# Here we go again! 2016 builds start tomorrow.



## halstaff (Nov 18, 2009)

With Halloween 2015 in the books, you would think it was time for a break. NO! I was just notified that my new finials for my fence will arrive tomorrow so the fence will be upgraded before it is put away for the year. 
It is never too early to start working on Halloween!


----------



## bobzilla (Nov 13, 2008)

Good Lord Steve! 
You're right though


----------



## grumpy2076 (Feb 5, 2012)

lol we were thinking what we were add last night and will start today on new props for next year ... we were told we have a addiction and need help lol..


----------



## Pumpkin5 (Aug 8, 2010)

:jol:I'm with you Steve, I think I'm going to tweak a few things before they are stored away and finish up my gate and tombstones that didn't get finished this year. Never too early to start, is it?


----------



## Lightman (Aug 25, 2014)

Does this mean another trip to San Diego?...


----------



## RoxyBlue (Oct 6, 2008)

You go, halstaff!:jol:

Our early start will be purging unused or no longer needed items and props as we store things away for a long nap in the crawlspace.


----------



## gypsichic (Jun 6, 2006)

RoxyBlue said:


> You go, halstaff!:jol:
> 
> Our early start will be purging unused or no longer needed items and props as we store things away for a long nap in the crawlspace.


THIS needs to happen at my haunt, as well


----------



## Fletch350z (Jun 24, 2014)

I'm with you Halstaff! I went "Halloween Black Friday" shopping today and picked up a good amount of stuff for 50% off. I'm eagerly combing this board for inspiration for some projects for next year.


----------



## tjc67 (Jul 28, 2013)

I was checking stores for any cheap supplies for next year (came up with some late prop ideas) but they were down to very few items by then.


----------



## Fletch350z (Jun 24, 2014)

Yeah, it was pretty crazy. I went out first thing this morning and hit 3 stores. Ended up spending about $150, but got a ton of stuff.


----------



## halstaff (Nov 18, 2009)

Lightman said:


> Does this mean another trip to San Diego?...

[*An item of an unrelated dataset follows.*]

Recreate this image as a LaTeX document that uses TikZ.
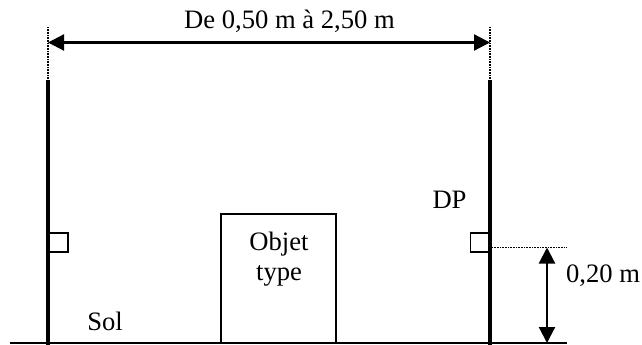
\documentclass[tikz,border=0pt]{standalone}
\usepackage{fontspec}
\setmainfont{Liberation Serif}
\usetikzlibrary{arrows.meta}
\tikzset{
  lbl/.style={inner sep=0pt,anchor=base,font=\fontsize{26.6}{31}\selectfont},
  pole/.style={line width=4pt,line cap=butt},
  ground/.style={line width=2pt},
  guide/.style={line width=1.4pt,dash pattern=on 1pt off 0.6pt},
  dim/.style={line width=2.2pt,{Triangle[length=16pt,width=16pt]}-{Triangle[length=16pt,width=16pt]},shorten <=0pt,shorten >=0pt},
  tick/.style={draw,fill=white,line width=1.4pt,inner sep=0pt,minimum width=19pt,minimum height=19pt},
  objbox/.style={draw,fill=white,line width=1.6pt,inner sep=0pt,minimum width=115pt,minimum height=129pt}
}
\begin{document}
\begin{tikzpicture}[x=1pt,y=-1pt]
\useasboundingbox (0,0) rectangle (642,345);
\coordinate (gl) at (10,343);
\coordinate (gr) at (567,343);
\coordinate (ltop) at (48,80);
\coordinate (lbot) at (48,345);
\coordinate (rtop) at (490,80);
\coordinate (rbot) at (490,345);
\coordinate (lguide) at (48,27);
\coordinate (rguide) at (490,27);
\coordinate (da) at (48,42.5);
\coordinate (db) at (490,42.5);
\coordinate (hs) at (492,247.5);
\coordinate (he) at (566,247.5);
\coordinate (va) at (547,247.5);
\coordinate (vb) at (547,343);
\node[objbox] (obj) at (278.5,278.5) {};
\draw[ground] (gl) -- (gr);
\node[tick] (sl) at (58.5,242.5) {};
\node[tick] (sr) at (480,242.5) {};
\draw[pole] (ltop) -- (lbot);
\draw[pole] (rtop) -- (rbot);
\draw[guide] (lguide) -- (ltop);
\draw[guide] (rguide) -- (rtop);
\draw[guide] (hs) -- (he);
\draw[dim] (da) -- (db);
\draw[dim] (va) -- (vb);
\node[lbl] (t1) at (289.5,29) {De 0,50 m à 2,50 m};
\node[lbl] (t2) at (449.5,208) {DP};
\node[lbl] (t3) at (603,282) {0,20 m};
\node[lbl] (t4) at (105,330) {Sol};
\node[lbl] (t5) at (279,250) {Objet};
\node[lbl] (t6) at (279,280) {type};
\end{tikzpicture}
\end{document}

You bet it does! The dates have been set for the parties. The adult party will be on Friday the 21st and the big open house on Sunday the 23rd so you can put in on your calendar.


----------



## Death's Door (Mar 22, 2006)

RoxyBlue said:


> Our early start will be purging unused or no longer needed items and props as we store things away for a long nap in the crawlspace.


I just started yesterday cleaning out the storage area and seeing what stays and what goes.


----------



## bluesdrummer (Sep 8, 2015)

Same here, have the plan sheet for next year, but this time it's staying on the fridge where I can see it and start working on it! Have to redo my storage area to accommodate what was built this year.


----------



## jdubbya (Nov 6, 2005)

RoxyBlue said:


> Our early start will be purging unused or no longer needed items and props as we store things away for a long nap in the crawlspace.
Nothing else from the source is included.